Saturday, July 16, 2022

מִשְׁפָט

mishpat (justice)

Mishpat is making sure all members of the eco-system have access to resources and goods for the sake of a viable life of dignity.  Mishpat is love with legs on.  Mishpat is love in the public square--particularly in solidarity with those who have their backs up against the wall.  Justice is darning and stitching together community from the ground up as a form of spiritual practice.  This practice begins with the local eco-systems--knowing we are one with that eco-system.  In the covenant tradition, Hebrew Scripture centers four groups for knowing the health of any system or structure.  These groups--animals/creation, the widow, the orphan, and the immigrant--often experience vulnerability with having their access to resources and goods compromised.  Or being "thinged" by systems and structures of political power, economic profit, and national policy.  

In a culture still largely governed by the whims and wishes of adult, Hebrew males, these groups have historically needed solidarity and advocacy to make their way.  Animals/creation, widows, orphans, and immigrants had no standing of their own in the senate, the town square, the market or bank--places of power, wealth, and insider wisdom.  Too often, these groups are literally "the canaries in the coal mine."  To do justice then, is to know life from their perspective and begin the hard work of centering and solidarity in piecing together community.  

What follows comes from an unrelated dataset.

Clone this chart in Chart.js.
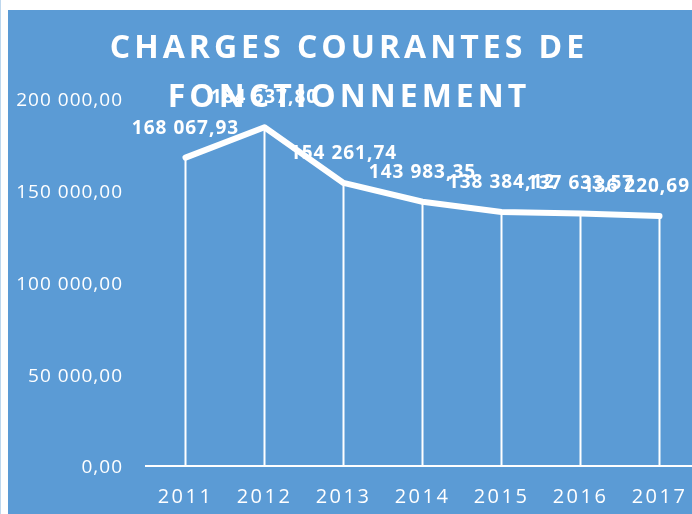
<!DOCTYPE html>
<html>
<head>
<meta charset="utf-8">
<script src="https://cdn.jsdelivr.net/npm/chart.js@4/dist/chart.umd.min.js"></script>
<style>
  html, body { margin: 0; padding: 0; width: 692px; height: 514px; overflow: hidden; background: #fff; }
  #edge { position: absolute; left: 0; top: 0; width: 1px; height: 514px; background: #bdd7ee; }
  #panel { position: absolute; left: 8px; top: 10px; width: 684px; height: 504px; background: #5b9bd5; overflow: hidden; }
  #wrap { position: absolute; left: 0; top: 0; width: 700px; height: 504px; }
</style>
</head>
<body>
<div id="edge"></div>
<div id="panel">
  <div id="wrap"><canvas id="chart"></canvas></div>
</div>
<script>
const years = ['2011', '2012', '2013', '2014', '2015', '2016', '2017']
const charges = [168067.93, 184637.80, 154261.74, 143983.35, 138384.12, 137633.57, 136220.69]
const titleLines = ['CHARGES COURANTES DE', 'FONCTIONNEMENT']
const yTicks = [0, 50000, 100000, 150000, 200000]

// 168067.93 -> "168 067,93"
function formatFr(v) {
    const parts = v.toFixed(2).split('.')
    return parts[0].replace(/\B(?=(\d{3})+(?!\d))/g, ' ') + ',' + parts[1]
}

Chart.defaults.font.family = "'Open Sans', sans-serif"
Chart.defaults.color = '#ffffff'

// y labels get a little spacing, the x labels (drawn later, ticks.z: 1) get more
const spacingPlugin = {
    id: 'spacing',
    beforeDraw(chart) {
        chart.ctx.letterSpacing = '1px'
    }
}

// thin vertical drop lines from each point down to the x axis
const dropLines = {
    id: 'dropLines',
    beforeDatasetsDraw(chart) {
        const ctx = chart.ctx
        const meta = chart.getDatasetMeta(0)
        const bottom = chart.scales.y.getPixelForValue(0)
        ctx.save()
        ctx.strokeStyle = '#ffffff'
        ctx.lineWidth = 2
        meta.data.forEach(pt => {
            ctx.beginPath()
            ctx.moveTo(pt.x, pt.y)
            ctx.lineTo(pt.x, bottom)
            ctx.stroke()
        })
        ctx.restore()
    }
}

const valueLabels = {
    id: 'valueLabels',
    afterDatasetsDraw(chart) {
        const ctx = chart.ctx
        const meta = chart.getDatasetMeta(0)
        const maxRight = chart.width - 18
        ctx.save()
        ctx.fillStyle = '#ffffff'
        ctx.font = "bold 19px 'Open Sans', sans-serif"
        ctx.textAlign = 'center'
        ctx.textBaseline = 'alphabetic'
        meta.data.forEach((pt, i) => {
            const text = formatFr(charges[i])
            const w = ctx.measureText(text).width
            // keep the label inside the panel like the original does
            const x = Math.min(pt.x, maxRight - w / 2)
            ctx.fillText(text, x, pt.y - 24)
        })
        ctx.restore()
        ctx.letterSpacing = '2.5px'
    }
}

const chartTitle = {
    id: 'chartTitle',
    afterDraw(chart) {
        const ctx = chart.ctx
        ctx.save()
        ctx.fillStyle = '#ffffff'
        ctx.font = "bold 32px 'Open Sans', sans-serif"
        ctx.letterSpacing = '4px'
        ctx.textAlign = 'center'
        ctx.textBaseline = 'alphabetic'
        ctx.fillText(titleLines[0], 341, 48)
        ctx.fillText(titleLines[1], 341, 97)
        ctx.restore()
    }
}

new Chart(document.getElementById('chart'), {
    type: 'line',
    data: {
        labels: years,
        datasets: [{
            data: charges,
            borderColor: '#ffffff',
            borderWidth: 6,
            borderCapStyle: 'round',
            borderJoinStyle: 'round',
            pointRadius: 0,
            tension: 0,
            fill: false
        }]
    },
    options: {
        responsive: true,
        maintainAspectRatio: false,
        animation: false,
        layout: { padding: { left: 0, right: 9, top: 89, bottom: 0 } },
        plugins: {
            legend: { display: false },
            title: { display: false },
            tooltip: { enabled: false }
        },
        scales: {
            x: {
                offset: true,
                grid: { display: false, drawTicks: false },
                border: { display: true, color: '#ffffff', width: 2 },
                ticks: { z: 1, color: '#ffffff', font: { size: 20 }, padding: 19, maxRotation: 0 },
                afterFit: scale => { scale.height = 48 }
            },
            y: {
                min: 0,
                max: 200000,
                grid: { display: false, drawTicks: false },
                border: { display: false },
                afterBuildTicks: scale => { scale.ticks = yTicks.map(v => ({ value: v })) },
                ticks: {
                    color: '#ffffff',
                    font: { size: 19 },
                    padding: 23,
                    labelOffset: 2,
                    callback: v => formatFr(v)
                },
                afterFit: scale => { scale.width = 138 }
            }
        }
    },
    plugins: [spacingPlugin, dropLines, valueLabels, chartTitle]
})
</script>
</body>
</html>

For those privileged, justice requires humility, often silence, and sometimes yielding, in hopes for transformation.  Right relationship is established when trees, the poor, and the refugee are known as teachers.  Outside or underneath the halls of dominating and violent power, God is found present and at work regularly, consistently, persistently, and incarnationally.  

Justice work begins with a bubbling up, a resurgent rise, energy from below or acrossed the table.  God's wisdom is made manifest in those places.